_Task material_.

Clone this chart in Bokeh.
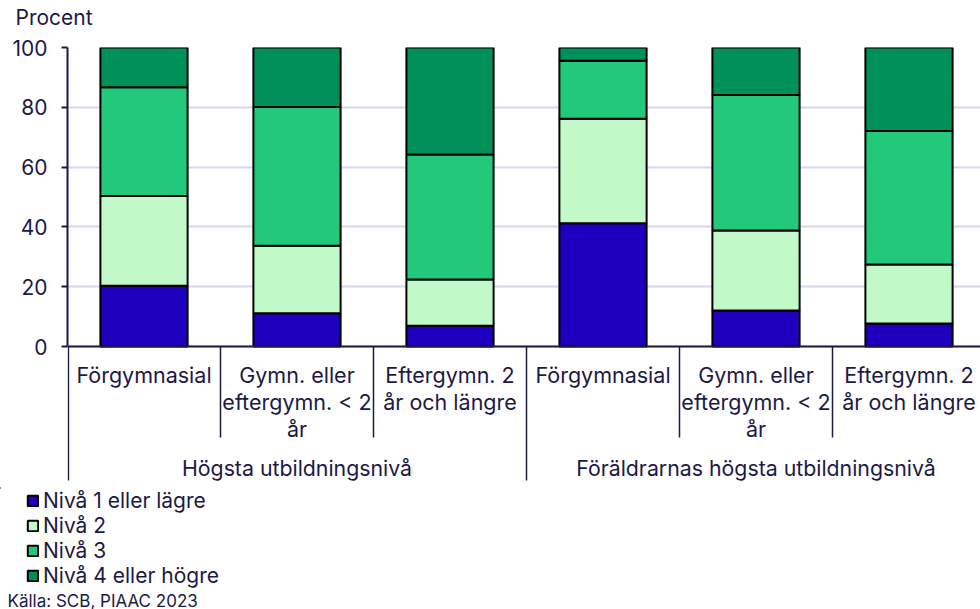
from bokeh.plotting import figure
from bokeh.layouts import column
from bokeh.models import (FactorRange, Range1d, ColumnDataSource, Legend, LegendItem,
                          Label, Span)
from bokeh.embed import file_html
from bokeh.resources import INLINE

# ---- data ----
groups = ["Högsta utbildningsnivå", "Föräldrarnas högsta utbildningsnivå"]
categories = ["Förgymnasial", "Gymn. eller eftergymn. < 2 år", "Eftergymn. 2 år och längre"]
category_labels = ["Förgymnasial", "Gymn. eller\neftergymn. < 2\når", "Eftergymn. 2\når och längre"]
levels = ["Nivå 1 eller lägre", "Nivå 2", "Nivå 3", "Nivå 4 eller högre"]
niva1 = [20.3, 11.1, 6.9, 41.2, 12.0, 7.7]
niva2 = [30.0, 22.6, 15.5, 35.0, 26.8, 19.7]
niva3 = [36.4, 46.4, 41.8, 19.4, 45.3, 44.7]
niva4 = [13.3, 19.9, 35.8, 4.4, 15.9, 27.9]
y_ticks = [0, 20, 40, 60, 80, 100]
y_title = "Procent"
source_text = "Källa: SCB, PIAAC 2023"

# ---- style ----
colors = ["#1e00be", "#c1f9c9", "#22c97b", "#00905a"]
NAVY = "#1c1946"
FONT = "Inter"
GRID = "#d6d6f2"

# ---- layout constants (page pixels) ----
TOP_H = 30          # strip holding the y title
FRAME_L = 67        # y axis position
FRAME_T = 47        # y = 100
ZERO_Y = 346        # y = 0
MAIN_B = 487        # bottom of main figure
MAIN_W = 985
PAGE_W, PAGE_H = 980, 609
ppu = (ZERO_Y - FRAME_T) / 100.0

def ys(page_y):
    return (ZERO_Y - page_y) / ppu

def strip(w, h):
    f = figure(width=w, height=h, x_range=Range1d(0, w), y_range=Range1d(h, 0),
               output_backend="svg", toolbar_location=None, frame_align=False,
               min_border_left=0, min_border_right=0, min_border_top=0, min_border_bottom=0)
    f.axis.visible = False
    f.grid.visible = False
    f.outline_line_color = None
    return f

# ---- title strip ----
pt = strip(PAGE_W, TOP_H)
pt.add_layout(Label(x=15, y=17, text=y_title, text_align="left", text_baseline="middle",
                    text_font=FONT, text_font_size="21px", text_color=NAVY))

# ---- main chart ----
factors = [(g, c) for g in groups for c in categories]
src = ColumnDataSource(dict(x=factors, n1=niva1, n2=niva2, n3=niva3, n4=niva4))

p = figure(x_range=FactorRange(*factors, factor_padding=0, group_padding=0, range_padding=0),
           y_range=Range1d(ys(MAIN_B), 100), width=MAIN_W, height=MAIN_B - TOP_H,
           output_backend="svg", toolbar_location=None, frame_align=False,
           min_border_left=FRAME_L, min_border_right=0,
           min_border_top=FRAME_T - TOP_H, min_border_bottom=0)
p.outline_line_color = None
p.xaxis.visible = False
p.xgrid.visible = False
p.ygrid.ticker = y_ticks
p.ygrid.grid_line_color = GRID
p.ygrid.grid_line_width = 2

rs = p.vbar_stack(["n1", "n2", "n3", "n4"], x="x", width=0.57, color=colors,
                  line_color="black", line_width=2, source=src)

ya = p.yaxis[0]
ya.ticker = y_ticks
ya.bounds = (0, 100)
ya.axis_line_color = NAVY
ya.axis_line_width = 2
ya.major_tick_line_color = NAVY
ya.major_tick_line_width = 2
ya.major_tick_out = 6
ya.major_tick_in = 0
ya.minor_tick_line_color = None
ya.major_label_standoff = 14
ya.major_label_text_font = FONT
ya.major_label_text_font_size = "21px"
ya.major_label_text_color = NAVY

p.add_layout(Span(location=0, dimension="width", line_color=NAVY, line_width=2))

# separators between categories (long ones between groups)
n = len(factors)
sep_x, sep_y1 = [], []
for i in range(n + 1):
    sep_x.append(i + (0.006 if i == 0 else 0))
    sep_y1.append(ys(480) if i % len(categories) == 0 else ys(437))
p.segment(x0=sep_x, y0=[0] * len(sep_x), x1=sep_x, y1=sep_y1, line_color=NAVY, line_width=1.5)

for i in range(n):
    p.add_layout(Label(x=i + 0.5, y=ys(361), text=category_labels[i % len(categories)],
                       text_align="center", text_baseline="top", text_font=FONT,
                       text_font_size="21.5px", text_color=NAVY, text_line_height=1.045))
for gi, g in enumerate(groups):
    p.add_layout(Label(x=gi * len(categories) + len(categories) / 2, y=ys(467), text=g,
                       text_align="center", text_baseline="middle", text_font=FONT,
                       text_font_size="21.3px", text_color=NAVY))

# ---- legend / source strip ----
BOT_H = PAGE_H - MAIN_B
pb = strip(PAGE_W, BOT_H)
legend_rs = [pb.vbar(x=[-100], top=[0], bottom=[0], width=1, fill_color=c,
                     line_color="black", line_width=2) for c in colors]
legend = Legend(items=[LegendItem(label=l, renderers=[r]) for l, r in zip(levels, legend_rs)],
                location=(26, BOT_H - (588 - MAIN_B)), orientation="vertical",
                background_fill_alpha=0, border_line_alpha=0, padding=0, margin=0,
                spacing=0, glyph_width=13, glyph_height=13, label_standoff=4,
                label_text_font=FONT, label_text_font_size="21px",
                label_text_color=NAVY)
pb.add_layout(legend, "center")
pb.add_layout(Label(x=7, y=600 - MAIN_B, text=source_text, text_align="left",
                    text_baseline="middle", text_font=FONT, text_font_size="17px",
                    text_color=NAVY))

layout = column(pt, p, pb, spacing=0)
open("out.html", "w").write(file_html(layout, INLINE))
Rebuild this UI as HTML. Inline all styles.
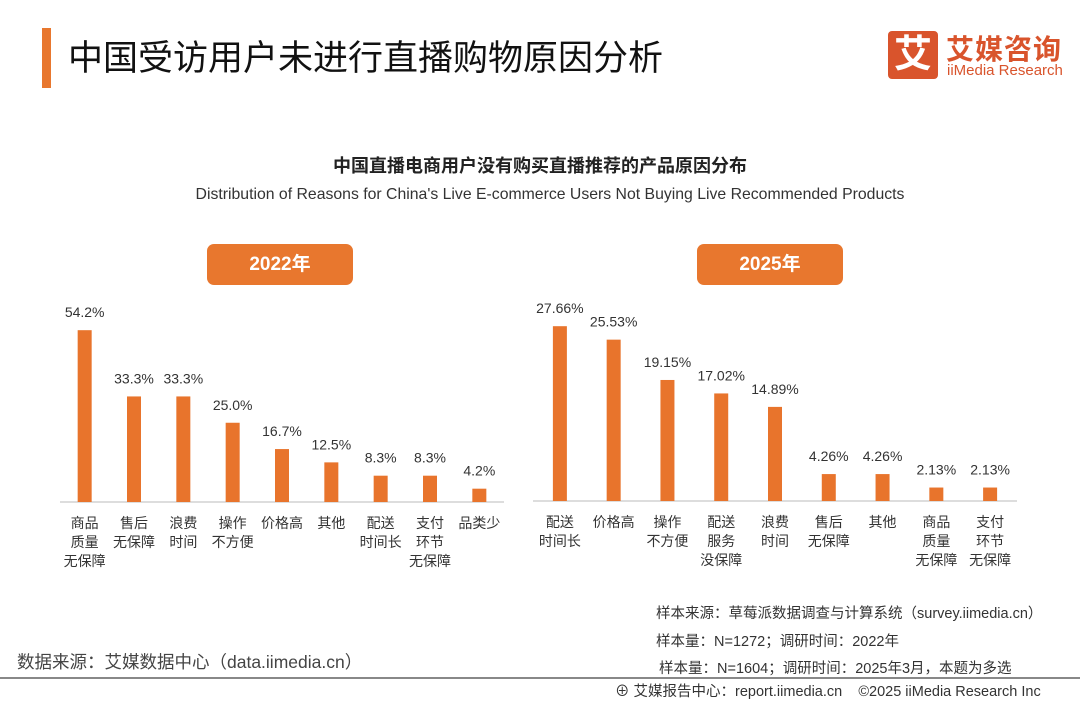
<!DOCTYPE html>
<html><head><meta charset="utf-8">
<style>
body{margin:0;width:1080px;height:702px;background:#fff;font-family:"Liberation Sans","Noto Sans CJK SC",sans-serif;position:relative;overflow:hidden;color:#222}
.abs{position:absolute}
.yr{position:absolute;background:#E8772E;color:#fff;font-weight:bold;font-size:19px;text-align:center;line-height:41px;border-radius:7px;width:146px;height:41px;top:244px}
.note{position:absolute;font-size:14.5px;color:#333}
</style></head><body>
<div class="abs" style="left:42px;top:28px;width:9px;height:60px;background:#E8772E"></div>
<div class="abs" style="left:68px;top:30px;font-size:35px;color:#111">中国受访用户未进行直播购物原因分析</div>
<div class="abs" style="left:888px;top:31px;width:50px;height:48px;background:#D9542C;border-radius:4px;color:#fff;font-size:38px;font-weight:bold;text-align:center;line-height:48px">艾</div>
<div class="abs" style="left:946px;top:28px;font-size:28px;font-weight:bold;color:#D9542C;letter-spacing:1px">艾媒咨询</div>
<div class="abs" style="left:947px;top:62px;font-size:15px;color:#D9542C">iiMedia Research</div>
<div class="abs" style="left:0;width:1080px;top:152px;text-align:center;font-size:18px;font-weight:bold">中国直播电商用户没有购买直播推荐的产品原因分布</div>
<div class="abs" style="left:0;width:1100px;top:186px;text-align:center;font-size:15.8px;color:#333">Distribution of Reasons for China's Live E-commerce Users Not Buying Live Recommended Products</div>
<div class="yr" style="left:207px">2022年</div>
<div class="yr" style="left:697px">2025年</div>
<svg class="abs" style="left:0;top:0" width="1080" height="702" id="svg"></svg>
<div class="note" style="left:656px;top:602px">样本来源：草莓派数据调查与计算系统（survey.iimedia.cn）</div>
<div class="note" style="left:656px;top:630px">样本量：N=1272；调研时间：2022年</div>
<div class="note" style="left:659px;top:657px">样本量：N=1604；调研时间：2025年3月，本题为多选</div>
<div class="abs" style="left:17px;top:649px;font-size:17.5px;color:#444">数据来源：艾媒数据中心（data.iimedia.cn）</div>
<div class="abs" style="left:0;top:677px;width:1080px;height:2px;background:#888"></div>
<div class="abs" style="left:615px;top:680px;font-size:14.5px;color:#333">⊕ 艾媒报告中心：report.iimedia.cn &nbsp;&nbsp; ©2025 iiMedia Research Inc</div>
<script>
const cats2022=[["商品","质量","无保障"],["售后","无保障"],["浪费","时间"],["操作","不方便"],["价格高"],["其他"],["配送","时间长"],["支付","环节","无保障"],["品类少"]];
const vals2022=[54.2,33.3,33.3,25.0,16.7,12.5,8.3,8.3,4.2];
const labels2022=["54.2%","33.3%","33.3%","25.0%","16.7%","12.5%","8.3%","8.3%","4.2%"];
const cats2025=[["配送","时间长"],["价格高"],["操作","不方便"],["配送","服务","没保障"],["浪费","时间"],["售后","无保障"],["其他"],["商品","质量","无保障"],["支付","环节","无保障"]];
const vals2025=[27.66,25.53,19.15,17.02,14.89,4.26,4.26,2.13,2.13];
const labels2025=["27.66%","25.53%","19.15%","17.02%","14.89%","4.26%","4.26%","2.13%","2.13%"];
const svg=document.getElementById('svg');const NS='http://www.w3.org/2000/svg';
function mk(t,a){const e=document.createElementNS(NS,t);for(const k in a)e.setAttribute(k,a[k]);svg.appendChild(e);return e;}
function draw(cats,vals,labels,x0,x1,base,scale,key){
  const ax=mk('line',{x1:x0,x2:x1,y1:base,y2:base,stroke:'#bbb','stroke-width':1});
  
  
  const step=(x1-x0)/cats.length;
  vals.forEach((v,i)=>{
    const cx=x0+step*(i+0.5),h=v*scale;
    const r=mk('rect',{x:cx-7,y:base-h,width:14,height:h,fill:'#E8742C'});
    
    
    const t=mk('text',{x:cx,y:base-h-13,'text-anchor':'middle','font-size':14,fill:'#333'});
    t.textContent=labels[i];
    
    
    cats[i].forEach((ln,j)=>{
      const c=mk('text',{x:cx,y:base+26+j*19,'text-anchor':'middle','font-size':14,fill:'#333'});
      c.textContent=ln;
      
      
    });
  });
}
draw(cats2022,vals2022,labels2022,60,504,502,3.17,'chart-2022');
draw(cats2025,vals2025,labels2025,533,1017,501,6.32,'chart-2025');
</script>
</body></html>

_What is needed_.
Report all lines of the data that include the word "chart".

_Result of the task_.
Clone this chart in Bokeh.
# ---- main chart ----
draw(cats2022,vals2022,labels2022,60,504,502,3.17,'chart-2022');
draw(cats2025,vals2025,labels2025,533,1017,501,6.32,'chart-2025');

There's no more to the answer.